* **DATASET ROWS**:
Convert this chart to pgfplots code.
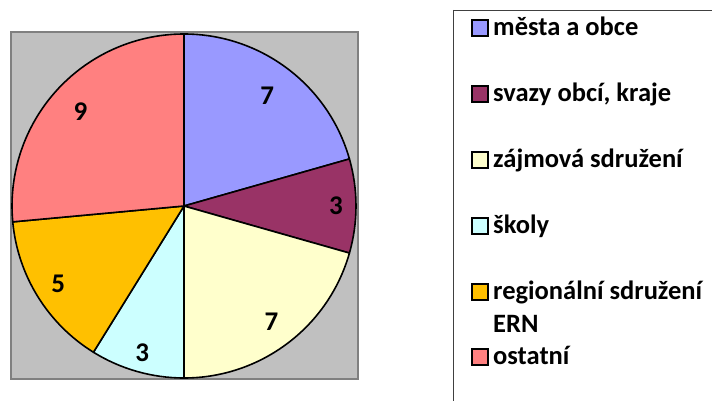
\documentclass[border=0pt]{standalone}
\usepackage{pgfplots}
\usepackage{pgfplotstable}
\usepackage{fontspec}
\setmainfont{Carlito}
\pgfplotsset{compat=1.18}

\definecolor{cblue}{HTML}{9999FF}
\definecolor{cplum}{HTML}{993366}
\definecolor{cyell}{HTML}{FFFFCC}
\definecolor{ccyan}{HTML}{CCFFFF}
\definecolor{corng}{HTML}{FFC000}
\definecolor{cred}{HTML}{FF8080}
\definecolor{bggray}{HTML}{C0C0C0}
\definecolor{frgray}{HTML}{808080}

% value, slice colour, label distance from centre (bp)
\pgfplotstableread{
value col   lr
7     cblue 138
3     cplum 152
7     cyell 145
3     ccyan 153
5     corng 148
9     cred  140
}\piedata

\begin{document}
\begin{tikzpicture}[x=1bp,y=1bp]
\useasboundingbox (0,0) rectangle (712,400);
\begin{axis}[
    at={(11bp,21bp)}, anchor=south west,
    x=1bp, y=1bp,
    xmin=-173, xmax=174, ymin=-173, ymax=174,
    xtick=\empty, ytick=\empty,
    axis line style={draw=frgray, line width=1.5bp},
    axis background/.style={fill=bggray},
    clip=false,
]
\pgfplotstablegetrowsof{\piedata}
\pgfmathtruncatemacro\nrows{\pgfplotsretval-1}
\def\total{0}
\pgfplotsforeachungrouped \i in {0,...,\nrows}{
    \pgfplotstablegetelem{\i}{value}\of\piedata
    \pgfmathsetmacro\total{\total+\pgfplotsretval}
}
\def\cum{0}
\pgfplotsforeachungrouped \i in {0,...,\nrows}{
    \pgfplotstablegetelem{\i}{value}\of\piedata \let\v\pgfplotsretval
    \pgfplotstablegetelem{\i}{col}\of\piedata \let\c\pgfplotsretval
    \pgfplotstablegetelem{\i}{lr}\of\piedata \let\lr\pgfplotsretval
    \pgfmathsetmacro\a{90-\cum*360/\total}
    \pgfmathsetmacro\b{\a-\v*360/\total}
    \pgfmathsetmacro\m{(\a+\b)/2}
    \pgfmathsetmacro\ax{172*cos(\a)}
    \pgfmathsetmacro\ay{172*sin(\a)}
    \pgfmathsetmacro\lx{\lr*cos(\m)}
    \pgfmathsetmacro\ly{\lr*sin(\m)}
    \pgfmathtruncatemacro\vi{\v}
    \edef\temp{%
      \noexpand\filldraw[fill=\c, draw=black, line width=1.6bp, line join=round]
        (axis cs:0,0) -- (axis cs:\ax,\ay)
        arc[start angle=\a, end angle=\b, radius=172bp] -- cycle;
      \noexpand\node[font=\noexpand\fontsize{27bp}{30bp}\noexpand\selectfont\noexpand\bfseries]
        at (axis cs:\lx,\ly) {\vi};
    }
    \temp
    \pgfmathsetmacro\cum{\cum+\v}
}
\end{axis}

% legend
\draw[black!75, line width=0.8bp] (453,390) -- (730,390);
\draw[black!75, line width=0.8bp] (453,390) -- (453,-10);
\begin{scope}[every node/.style={anchor=base west, inner sep=0pt,
    font=\fontsize{26.5bp}{30bp}\selectfont\bfseries}]
\foreach \y/\c/\t in {365/cblue/města a obce, 299/cplum/{svazy obcí, kraje},
    233/cyell/zájmová sdružení, 167/ccyan/školy,
    101/corng/regionální sdružení, 36/cred/ostatní}{
  \filldraw[fill=\c, draw=black, line width=1.5bp] (472,\y-1) rectangle (488,\y+15);
  \node at (493,\y) {\t};
}
\node at (493,68) {ERN};
\end{scope}
\end{tikzpicture}
\end{document}
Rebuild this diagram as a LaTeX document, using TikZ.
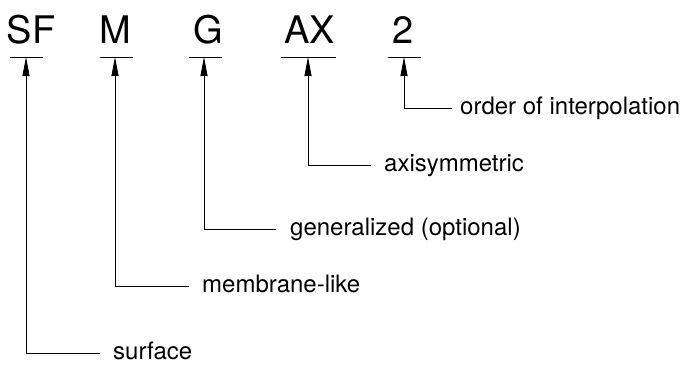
\documentclass[tikz,border=0pt]{standalone}
\usepackage{fontspec}
\setmainfont{TeX Gyre Heros}
\usetikzlibrary{arrows.meta}
\begin{document}
\begin{tikzpicture}[x=1pt,y=1pt,
  code/.style={anchor=base,inner sep=0pt,font=\fontsize{38}{40}\selectfont},
  lab/.style={anchor=base west,inner sep=0pt,font=\fontsize{24}{26}\selectfont},
  uline/.style={line width=0.8pt},
  arr/.style={line width=0.8pt,-{Triangle[length=19pt,width=7pt]}}]
\useasboundingbox (0,0) rectangle (689,376);
% code letters
\node[code] (sf) at (31,333) {SF};
\node[code] (m) at (115,333) {M};
\node[code] (g) at (208.5,333) {G};
\node[code] (ax) at (309.5,333) {AX};
\node[code] (two) at (403.5,333) {2};
% underlines
\coordinate (sfL) at (10,319); \coordinate (sfR) at (43,319);
\coordinate (mL) at (100,319); \coordinate (mR) at (133,319);
\coordinate (gL) at (189,319); \coordinate (gR) at (222,319);
\coordinate (axL) at (281,319); \coordinate (axR) at (336,319);
\coordinate (twoL) at (388,319); \coordinate (twoR) at (421,319);
\draw[uline] (sfL) -- (sfR);
\draw[uline] (mL) -- (mR);
\draw[uline] (gL) -- (gR);
\draw[uline] (axL) -- (axR);
\draw[uline] (twoL) -- (twoR);
% arrow tips
\coordinate (sfT) at (26,319);
\coordinate (mT) at (115,319);
\coordinate (gT) at (204,319);
\coordinate (axT) at (308,319);
\coordinate (twoT) at (404,319);
% line ends
\coordinate (sfE) at (100,23);
\coordinate (mE) at (189,90);
\coordinate (gE) at (276,147);
\coordinate (axE) at (371,211);
\coordinate (twoE) at (452,268);
% labels
\node[lab] (lsf) at (113,16.5) {surface};
\node[lab] (lm) at (202,83.5) {membrane-like};
\node[lab] (lg) at (290,140.5) {generalized (optional)};
\node[lab] (lax) at (384,204.5) {axisymmetric};
\node[lab] (ltwo) at (460,261.5) {order of interpolation};
% connectors
\draw[arr] (sfE) -| (sfT);
\draw[arr] (mE) -| (mT);
\draw[arr] (gE) -| (gT);
\draw[arr] (axE) -| (axT);
\draw[arr] (twoE) -| (twoT);
\end{tikzpicture}
\end{document}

* **BRIEF**: Leave out the pictures and reproduce the rest of the listing exactly.

* **WORKED SOLUTION**:
Convert this chart to pgfplots code.
\documentclass[border=0pt]{standalone}
\usepackage{pgfplots}
\usepackage{pgfplotstable}
\usepackage{fontspec}
\setmainfont{Carlito}
\pgfplotsset{compat=1.18}

\definecolor{cblue}{HTML}{9999FF}
\definecolor{cplum}{HTML}{993366}
\definecolor{cyell}{HTML}{FFFFCC}
\definecolor{ccyan}{HTML}{CCFFFF}
\definecolor{corng}{HTML}{FFC000}
\definecolor{cred}{HTML}{FF8080}
\definecolor{bggray}{HTML}{C0C0C0}
\definecolor{frgray}{HTML}{808080}

% value, slice colour, label distance from centre (bp)
\pgfplotstableread{
value col   lr
7     cblue 138
3     cplum 152
7     cyell 145
3     ccyan 153
5     corng 148
9     cred  140
}\piedata

\begin{document}
\begin{tikzpicture}[x=1bp,y=1bp]
\useasboundingbox (0,0) rectangle (712,400);
\begin{axis}[
    at={(11bp,21bp)}, anchor=south west,
    x=1bp, y=1bp,
    xmin=-173, xmax=174, ymin=-173, ymax=174,
    xtick=\empty, ytick=\empty,
    axis line style={draw=frgray, line width=1.5bp},
    axis background/.style={fill=bggray},
    clip=false,
]
\pgfplotstablegetrowsof{\piedata}
\pgfmathtruncatemacro\nrows{\pgfplotsretval-1}
\def\total{0}
\pgfplotsforeachungrouped \i in {0,...,\nrows}{
    \pgfplotstablegetelem{\i}{value}\of\piedata
    \pgfmathsetmacro\total{\total+\pgfplotsretval}
}
\def\cum{0}
\pgfplotsforeachungrouped \i in {0,...,\nrows}{
    \pgfplotstablegetelem{\i}{value}\of\piedata \let\v\pgfplotsretval
    \pgfplotstablegetelem{\i}{col}\of\piedata \let\c\pgfplotsretval
    \pgfplotstablegetelem{\i}{lr}\of\piedata \let\lr\pgfplotsretval
    \pgfmathsetmacro\a{90-\cum*360/\total}
    \pgfmathsetmacro\b{\a-\v*360/\total}
    \pgfmathsetmacro\m{(\a+\b)/2}
    \pgfmathsetmacro\ax{172*cos(\a)}
    \pgfmathsetmacro\ay{172*sin(\a)}
    \pgfmathsetmacro\lx{\lr*cos(\m)}
    \pgfmathsetmacro\ly{\lr*sin(\m)}
    \pgfmathtruncatemacro\vi{\v}
    \edef\temp{%
      \noexpand\filldraw[fill=\c, draw=black, line width=1.6bp, line join=round]
        (axis cs:0,0) -- (axis cs:\ax,\ay)
        arc[start angle=\a, end angle=\b, radius=172bp] -- cycle;
      \noexpand\node[font=\noexpand\fontsize{27bp}{30bp}\noexpand\selectfont\noexpand\bfseries]
        at (axis cs:\lx,\ly) {\vi};
    }
    \temp
    \pgfmathsetmacro\cum{\cum+\v}
}
\end{axis}

% legend
\draw[black!75, line width=0.8bp] (453,390) -- (730,390);
\draw[black!75, line width=0.8bp] (453,390) -- (453,-10);
\begin{scope}[every node/.style={anchor=base west, inner sep=0pt,
    font=\fontsize{26.5bp}{30bp}\selectfont\bfseries}]
\foreach \y/\c/\t in {365/cblue/města a obce, 299/cplum/{svazy obcí, kraje},
    233/cyell/zájmová sdružení, 167/ccyan/školy,
    101/corng/regionální sdružení, 36/cred/ostatní}{
  \filldraw[fill=\c, draw=black, line width=1.5bp] (472,\y-1) rectangle (488,\y+15);
  \node at (493,\y) {\t};
}
\node at (493,68) {ERN};
\end{scope}
\end{tikzpicture}
\end{document}
Rebuild this diagram as a LaTeX document, using TikZ.
\documentclass[tikz,border=0pt]{standalone}
\usepackage{fontspec}
\setmainfont{TeX Gyre Heros}
\usetikzlibrary{arrows.meta}
\begin{document}
\begin{tikzpicture}[x=1pt,y=1pt,
  code/.style={anchor=base,inner sep=0pt,font=\fontsize{38}{40}\selectfont},
  lab/.style={anchor=base west,inner sep=0pt,font=\fontsize{24}{26}\selectfont},
  uline/.style={line width=0.8pt},
  arr/.style={line width=0.8pt,-{Triangle[length=19pt,width=7pt]}}]
\useasboundingbox (0,0) rectangle (689,376);
% code letters
\node[code] (sf) at (31,333) {SF};
\node[code] (m) at (115,333) {M};
\node[code] (g) at (208.5,333) {G};
\node[code] (ax) at (309.5,333) {AX};
\node[code] (two) at (403.5,333) {2};
% underlines
\coordinate (sfL) at (10,319); \coordinate (sfR) at (43,319);
\coordinate (mL) at (100,319); \coordinate (mR) at (133,319);
\coordinate (gL) at (189,319); \coordinate (gR) at (222,319);
\coordinate (axL) at (281,319); \coordinate (axR) at (336,319);
\coordinate (twoL) at (388,319); \coordinate (twoR) at (421,319);
\draw[uline] (sfL) -- (sfR);
\draw[uline] (mL) -- (mR);
\draw[uline] (gL) -- (gR);
\draw[uline] (axL) -- (axR);
\draw[uline] (twoL) -- (twoR);
% arrow tips
\coordinate (sfT) at (26,319);
\coordinate (mT) at (115,319);
\coordinate (gT) at (204,319);
\coordinate (axT) at (308,319);
\coordinate (twoT) at (404,319);
% line ends
\coordinate (sfE) at (100,23);
\coordinate (mE) at (189,90);
\coordinate (gE) at (276,147);
\coordinate (axE) at (371,211);
\coordinate (twoE) at (452,268);
% labels
\node[lab] (lsf) at (113,16.5) {surface};
\node[lab] (lm) at (202,83.5) {membrane-like};
\node[lab] (lg) at (290,140.5) {generalized (optional)};
\node[lab] (lax) at (384,204.5) {axisymmetric};
\node[lab] (ltwo) at (460,261.5) {order of interpolation};
% connectors
\draw[arr] (sfE) -| (sfT);
\draw[arr] (mE) -| (mT);
\draw[arr] (gE) -| (gT);
\draw[arr] (axE) -| (axT);
\draw[arr] (twoE) -| (twoT);
\end{tikzpicture}
\end{document}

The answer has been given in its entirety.